Logo
Guru Teghbahadar Sahib asserts that worldly relationships revolve solely around self-gratification. All people are bound to their relationships for their own egocentric motives. This Sabad explains that singing the praises of IkOankar (the Divine) is the way to rise above selfish relationships.
rāgu  devgandhārī   mahalā  9.  
 
jagat  mai  jhūṭhī  dekhī  prīti.  
apne    sukh  siu  sabh  lāge     kiā  dārā   kiā  mīt.1.  rahāu.  
meraü  meraü  sabhai  kahat  hai     hit  siu  bādhio  cīt.  
antikāli  saṅgī  nah  koū     ih  acraj  hai  rīti.1.  
man  mūrakh  ajhū  nah  samjhat     sikh  dai  hārio  nīt.  
nānak    bhaüjalu  pāri  parai     jaü  gāvai  prabh  ke  gīt.2.3.6.38.47.  
-Guru  Granth  Sahib  536
Commentary
Literal Translation
Interpretive Transcreation
Poetical Dimension
Calligraphy
In the first and second compositions, Guru Teghbahadar took us from the mind to the behavior. In the third composition, Guru Teghbahadar takes us to what the world is doing. The Guru brings in a dimension of love: false love. The Guru is saying that something is not right with the way love is being expressed and experienced in the world. It seems to be false; it seems to be love that exists as a lie. Our understanding of love is a lie. Our practice of love is a lie; we are all only after our own comforts. We form relationships because they bring us comfort. Whether it is our close relationships with our spouses or our close relationships with our friends, we seek these relationships out because they make us feel better. The Guru uses these relationships because they are specifically, more often than not, the closest relationships we have. These are the relationships in which we practice love as we know it. But love as we know and practice it is a lie because we all shout “mine, mine!” We see our relationships with us at the center, and our consciousness is bound up only with our self-interest. But in the end, we have no companion. Knowing this, we still form relationships in this way. This has still become the way we operate. That false love has still become the norm. This, the Guru says, is the strange way of the world, or the surprising norm in the world: we know that no one and nothing is ours in the end, and still, we are shouting that things are ours. We know this, it is evident, and still, we do not understand. 

The Guru identifies with that frustrating experience and says I have lost strength, having given instructions every day. In the first composition, the Guru began with this; this mind does not do even a bit of what is said. And we still see that in this third composition. There comes a point when telling and teaching is not effective anymore. So, the Guru says, sing the songs of the One. Singing takes us out of cognition and into an experience. We are dealing with this primordial condition, this human condition that manifests itself in our thinking and behavior and our relationships worldwide. And still, we have not been able to understand how to grapple with it mentally, how to free ourselves in our behavior and understand our relationships. Now it is time to feel it, and singing takes us to the next level outside of this world and our cognition. If we have been able to experience the primordial struggle of the mind mentioned in the first composition, if we have been able to think through these struggles but still are not able to come to an understanding of how they change our behavior in the second composition, then, the Guru says, let us sing the songs of the One so that we may feel it on a level that is beyond cognition. There is a time to understand and learn, and then there is a time to feel. 

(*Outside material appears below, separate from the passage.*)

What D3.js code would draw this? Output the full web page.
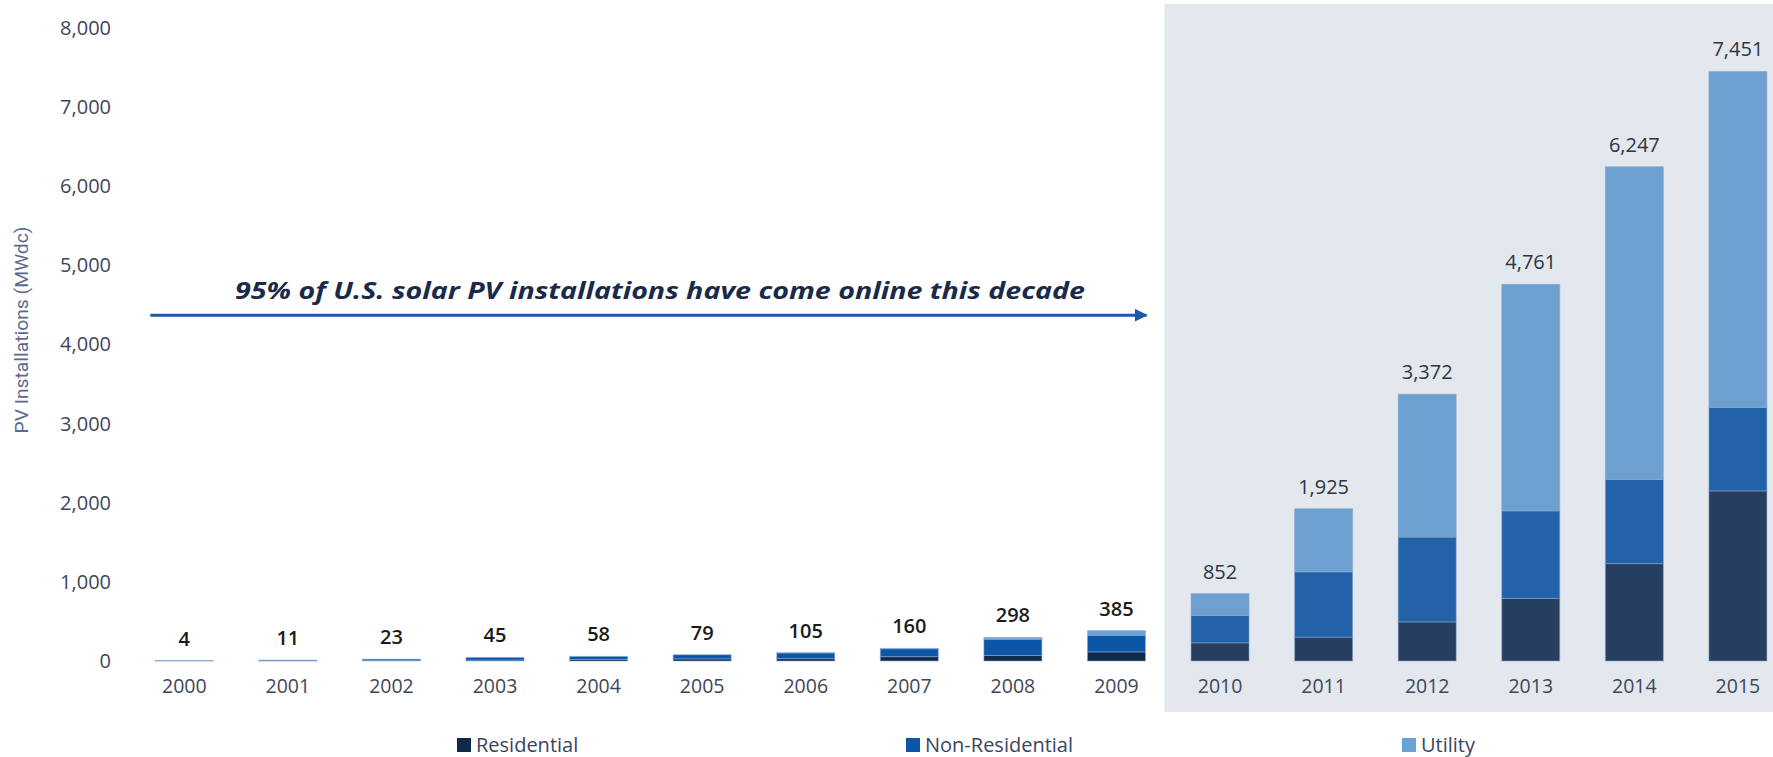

And we all can sing, collectively! This composition is about the world, not just one of us or our small circles and our direct relationships. This is about the world. We can all sing, and when our voices blend, it does not matter if some of us can’t carry the tune as well — the voices meld together. Even when we sing different notes, our voices tend to adjust to make harmonies. Even if people are singing different things, there is a way that sounds wrap themselves around each other. It is in this collective singing that we learn without talking. If we got a big group of people together and asked them to all talk, there would be discord. But when we are singing, there is something to that, beyond cognition, beyond teaching, beyond thinking. Can we move beyond the intellectual and begin to feel and experience this understanding about the ways of the world and the ways we practice love? Can we allow our exhausted minds to experience a new kind of knowing? Can we sing the songs of 1Ness?